Tuesday, August 31, 2004

Quest For Fire

Last night I baked some bread. Nothing to get excited about, really, I just poured the mix out of the box, into the bread machine, and pushed "start". But Trish decided to praise me for not engaging in learned, purposeful, incompetence. Bill Cosby once had a great routine about making breakfast for the kids one day when his wife was feeling sick, and the upshot was that Dads that seemed to be bumblers about the house weren't as dumb as they looked. That's what I meant about purposeful incompetence.

My own Dad liked to pretend he couldn't work the microwave, though when Mom wasn't around he seemed to manage. Trish occasionally does this as well, though in her case I think this can be traced to a traumatic incident involving popcorn almost catching fire (people, if your microwave has a "popcorn" setting, I suggest you try it.).

Most men who make it out of bachelorhood have managed to learn how to cook at least a little bit. I don't mean microwaving the "Hungry Man" dinners, either. I mean taking food from a raw state to a cooked one, generally by the application of controlled amounts of artificially generated heat for periods of time. Even if it means getting really good with Hamburger Helper and the Potato Buds mashed potato mix, its still a kind of cooking.

I know for a lot of guys, especially where I grew up, your contribution to the family meals consisted mainly of occasionally working the charcoal grill.

I also suppose, if you were like me, that once married you were quite happy to turn the cooking chores over to your spouse. I certainly was. I did the dishes, and was quite happy to do so. So we men learned how to cook, after a fashion, but then quite promptly forgot again once hitched.

When I took to staying home, we kept that arrangement of her cooking and me doing the dishes. And it is still the official arrangement. But not as much. Lets face it, when the cook gets home at 6:00pm for a planned meal at 6:30pm, there is a limit to what they can do, even if you play the role of sous chef.

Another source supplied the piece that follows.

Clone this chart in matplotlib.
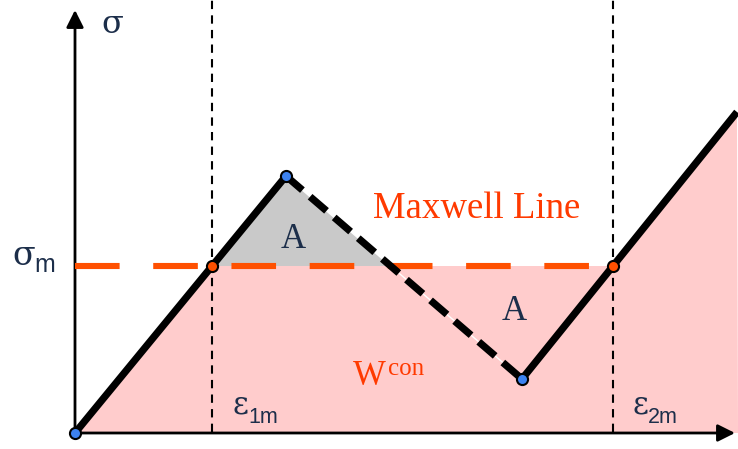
import matplotlib
matplotlib.use("Agg")
import matplotlib.pyplot as plt
import numpy as np

# Van der Waals-type stress-strain loop with its Maxwell construction
eps_pts = [0.0, 2.11, 4.47, 6.62]      # origin, local max, local min, end of curve
sig_pts = [0.0, 2.57, 0.54, 3.21]
sigma_m = 1.67                          # Maxwell stress

NAVY = "#1c2e4a"
ORANGE = "#ff5000"
TEXT_ORANGE = "#ff3a00"
PINK = "#ffcccc"
GRAY = "#c9c9c9"
BLUE = "#3d82f0"
SERIF = "Liberation Serif"
GREEK = "DejaVu Serif"
SANS = "Liberation Sans"


def cross(e0, s0, e1, s1, s):
    """Strain where the segment (e0,s0)-(e1,s1) reaches stress s."""
    return e0 + (s - s0) * (e1 - e0) / (s1 - s0)


eps_1m = cross(eps_pts[0], sig_pts[0], eps_pts[1], sig_pts[1], sigma_m)
eps_mid = cross(eps_pts[1], sig_pts[1], eps_pts[2], sig_pts[2], sigma_m)
eps_2m = cross(eps_pts[2], sig_pts[2], eps_pts[3], sig_pts[3], sigma_m)

fig = plt.figure(figsize=(7.38, 4.49), dpi=100)
ax = fig.add_axes([0, 0, 1, 1])
ax.set_xlim(-0.75, 6.63)
ax.set_ylim(-0.16, 4.33)
ax.axis("off")

# Work of the constructed (equal-area) path
ax.fill([eps_pts[0], eps_1m, eps_2m, eps_pts[3], 6.63, eps_pts[0]],
        [sig_pts[0], sigma_m, sigma_m, sig_pts[3], 0.0, 0.0],
        color=PINK, lw=0, zorder=1)
# Upper equal-area lobe
ax.fill([eps_1m, eps_pts[1], eps_mid], [sigma_m, sig_pts[1], sigma_m],
        color=GRAY, lw=0, zorder=1)

# Axes with arrows
ax.annotate("", xy=(0, 4.23), xytext=(0, -0.005),
            arrowprops=dict(arrowstyle="-|>", lw=2, color="black",
                            mutation_scale=26, shrinkA=0, shrinkB=0), zorder=3)
ax.annotate("", xy=(6.60, 0), xytext=(-0.01, 0),
            arrowprops=dict(arrowstyle="-|>", lw=2, color="black",
                            mutation_scale=26, shrinkA=0, shrinkB=0), zorder=3)

# Strain markers
for e in (eps_1m, eps_2m):
    ax.plot([e, e], [0.01, 4.4], color="black", lw=1.5,
            ls=(0, (4, 3)), zorder=2)

# Maxwell line
ax.plot([0, eps_2m], [sigma_m, sigma_m], color=ORANGE, lw=4.4,
        ls=(0, (7.3, 5.5)), dash_capstyle="butt", zorder=4)

# Stable branches (solid) and unstable branch (dashed)
ax.plot(eps_pts[:2], sig_pts[:2], color="black", lw=5.2, zorder=5,
        solid_capstyle="round")
ax.plot(eps_pts[2:], sig_pts[2:], color="black", lw=5.2, zorder=5,
        solid_capstyle="butt")
ax.plot(eps_pts[1:3], sig_pts[1:3], color="white", lw=1, zorder=5)
ax.plot(eps_pts[1:3], sig_pts[1:3], color="black", lw=5.2, zorder=5,
        ls=(0, (3.0, 1.4)), dash_capstyle="butt")

# Turning points and Maxwell intersections
ax.plot(eps_pts[:3], sig_pts[:3], ls="none", marker="o", ms=8,
        mfc=BLUE, mec="black", mew=1.5, zorder=6)
ax.plot([eps_1m, eps_2m], [sigma_m, sigma_m], ls="none", marker="o", ms=8,
        mfc=ORANGE, mec="black", mew=1.5, zorder=6)

# Labels
ax.text(0.26, 4.00, "σ", family=GREEK, fontsize=23, color=NAVY, zorder=7)
ax.text(-0.63, 1.68, "σ", family=GREEK, fontsize=24, color=NAVY, zorder=7)
ax.text(-0.41, 1.61, "m", family=SANS, fontsize=18, color=NAVY, zorder=7)
ax.text(1.57, 0.20, "ε", family=GREEK, fontsize=22, color=NAVY, zorder=7)
ax.text(1.73, 0.10, "1m", family=SANS, fontsize=15.5, color=NAVY, zorder=7)
ax.text(5.57, 0.20, "ε", family=GREEK, fontsize=22, color=NAVY, zorder=7)
ax.text(5.73, 0.10, "2m", family=SANS, fontsize=15.5, color=NAVY, zorder=7)
ax.text(2.98, 2.15, "Maxwell Line", family=SERIF, fontsize=26.5,
        color=TEXT_ORANGE, zorder=7)
ax.text(2.18, 1.85, "A", family=SERIF, fontsize=25, color=NAVY,
        ha="center", zorder=7)
ax.text(4.39, 1.13, "A", family=SERIF, fontsize=25, color=NAVY,
        ha="center", zorder=7)
ax.text(2.78, 0.48, "W", family=SERIF, fontsize=25, color=TEXT_ORANGE, zorder=7)
ax.text(3.13, 0.58, "con", family=SERIF, fontsize=18, color=TEXT_ORANGE, zorder=7)

fig.savefig("out.png", dpi=100)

Now, there's always the leftovers route, which we take from time to time. Indeed, we plan to have leftovers, in order to deal with just this sort of situation. But there are limits to making that work.

So I gotta cook. And one thing that has happened since taking up the stay-at-home mantle is I've spent a lot more time looking over recipes and helping create the weekly menu. It complicated by the fact that my wife is a vegetarian. Once upon a time she was a pseudo veggie, in that she would eat chicken. But last year she decided to give that up as well (despite this handicap, she does grill up excellent steaks for me and the little guy) and become a full-fledged vegetarian. Except for occasional backslides under duress. But as noted, Jake and I are not vegetarians, and I mostly try to pick things where the whole meal is contained in one, well, container, to make life simpler and not to have to worry about trying to make everything be ready all at the same time.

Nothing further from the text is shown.